En prenant appui ainsi sur quelques modèles de la Seconde école de Vienne et sur certaines observations très originales suscitées par la lecture des œuvres littéraires de Marcel Proust et James Joyce, le compositeur italien développe – en solitaire, comme tout ennemi du néo-classicisme à l'époque – un langage nouveau, en pleine expansion quant à ses propres limites :

« ...N'ayant pas de contact avec les maîtres du dodécaphonisme (en raison des circonstances politiques), le fait de m'attaquer au problème du dodécaphonisme m'apparaissait comme une aventure.
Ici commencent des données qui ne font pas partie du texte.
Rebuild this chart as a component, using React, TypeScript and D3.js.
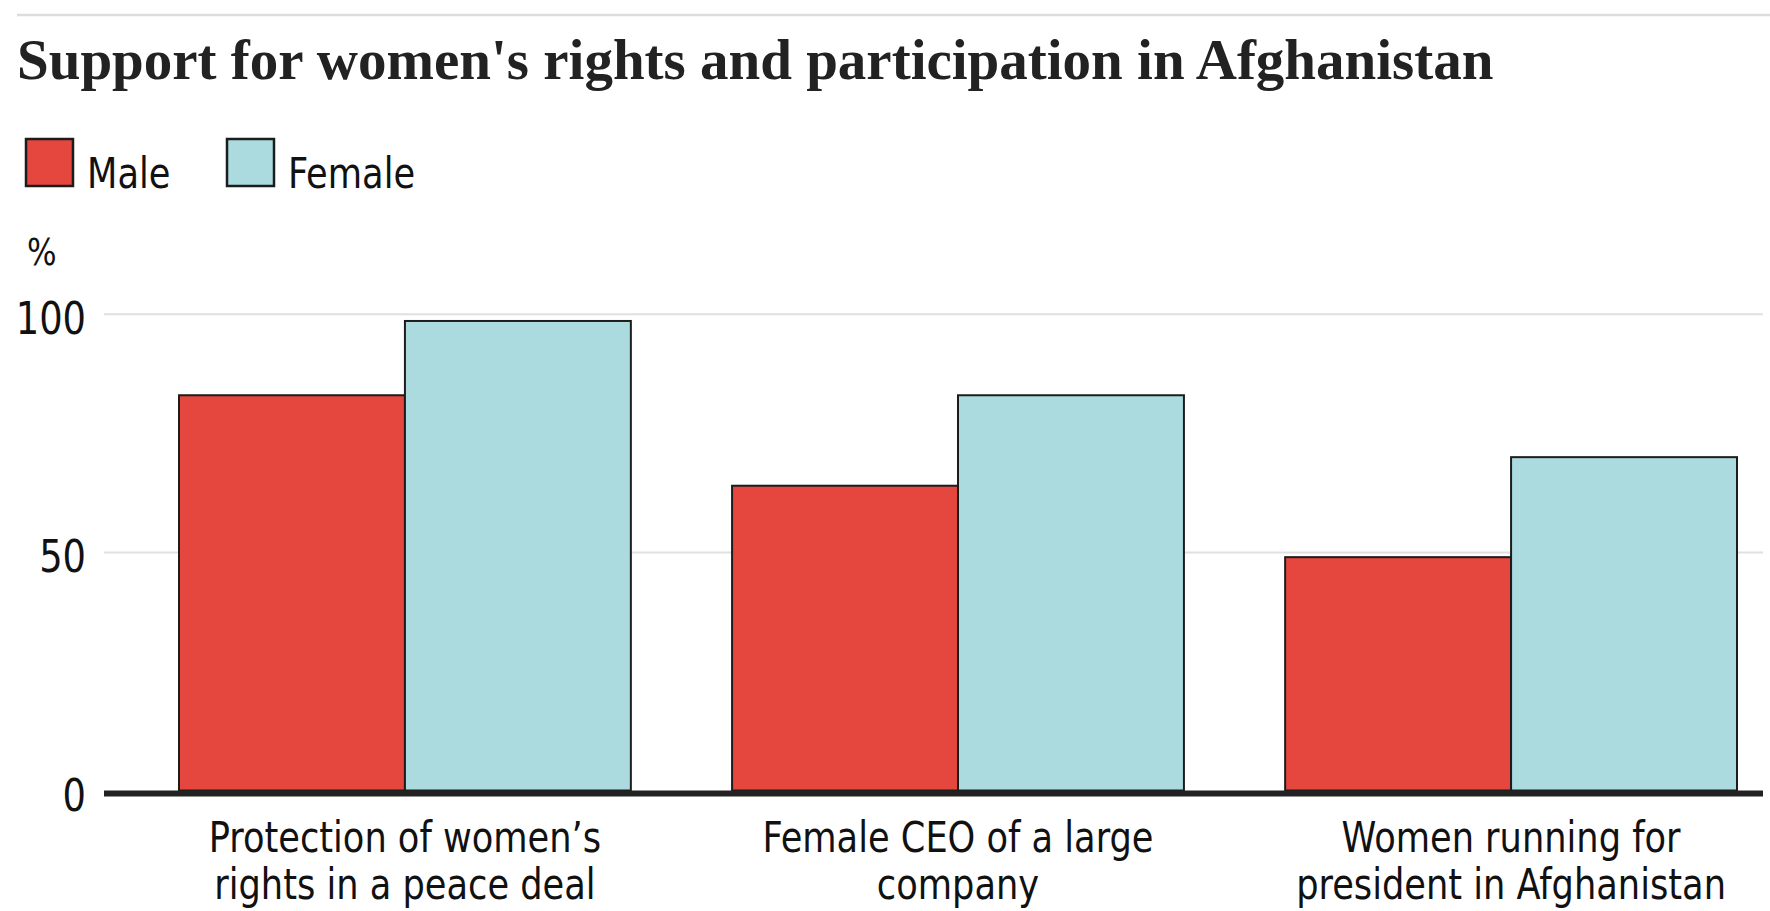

Pour qui voulait suivre une telle voie il y a environ trente ans en l'absence de livres expliquant le système dodécaphonique, il était possible de faire des erreurs et aussi de trouver quelque chose à l'occasion. Surtout, il fallait faire confiance à son instinct plutôt qu'à des règles, écrites ou orales. » (lettre de Luigi Dallapiccola à Hans Nathan de juillet 1957, in : Nathan Hans, « The Twelve-Tone compositions of Luigi Dallapiccola », in : The Musical Quarterly, juillet 1958.)

Cette exploration tout à fait « libre » du dodécaphonisme marque précisément les Liriche Greche, qui correspondent à un moment des plus attachants de la production de Dallapiccola. Point de rencontres d'éléments apparemment contradictoires stylistiquement, ces œuvres reposent sur une grande malléabilité de l'écriture – ouverte à de vastes possibilités en ce qui concerne le rythme par exemple – dont le résultat expressif révèle une certaine richesse dans l'association – ou l'opposition – de différents gestes musicaux. On observe ainsi souvent des contrastes prononcés entre des sections à dominante verticale et des passages très nettement contrapuntiques. Par ailleurs, l'un des charmes de cette musique réside dans l'originalité de la conjonction timbre/rythme/contrepoint ; sur ce plan, on pourrait aussi bien parler de timbre « composé » que de contrepoint « coloré »...

Ces trois cycles peuvent être exécutés séparément ou comme un tout ; dans ce dernier cas, l'ordre des œuvres ne correspond pas à la chronologie, car le compositeur a précisé qu'il fallait jouer les Sex Carmina Alcaei après les Due Liriche di Anacreonte. L'œuvre dans sa globalité a en quelque sorte pour fil conducteur une série dodécaphonique – essentiellement constituée de quintes justes – énoncée dans le premier et le cinquième des Frammenti di Saffo, sous forme verticale pour l'un et mélodique pour l'autre. Cet élément peut donner un aperçu des rapports texte/musique chez Dallapiccola : il met en évidence la filiation Aphrodite-Eros (le second étant le fils de la première) entre les Cinque Frammenti di Saffo et les Due Liriche di Anacreonte par l'emploi de cette série à certains passages clés des textes :

Frammenti di Saffo : n° 1 : « tu ramènes l'enfant à sa mère » n° 5 : « J'ai conversé en songe avec la déesse de Chypre »

Due Liriche di Anacreonte :n° 1 : « Eros », n° 2 : « Eros »

Cette même série apparaît dans la première pièce des Sex Carmina Alcaei (au piano, à la fin de l'intervention vocale) pour rappeler le nom de Sapho.

Outre ces « madrigalismes » parfois difficiles à décoder, les Liriche Greche recèlent aussi, comme le formule Luigi Rognoni, « une énorme charge émotive, une vibration intérieure de la voix humaine qui se communique aux instruments à travers le contrepoint. » (Luigi Rognoni : Dallapiccola e « Volo di notte », oggi, in : Nicolodi Fiamma, Luigi Dallapiccola - Saggi, testimonianze, carteggio, biografia e bibliografia, Milan, Suvini Zerboni, 1975.)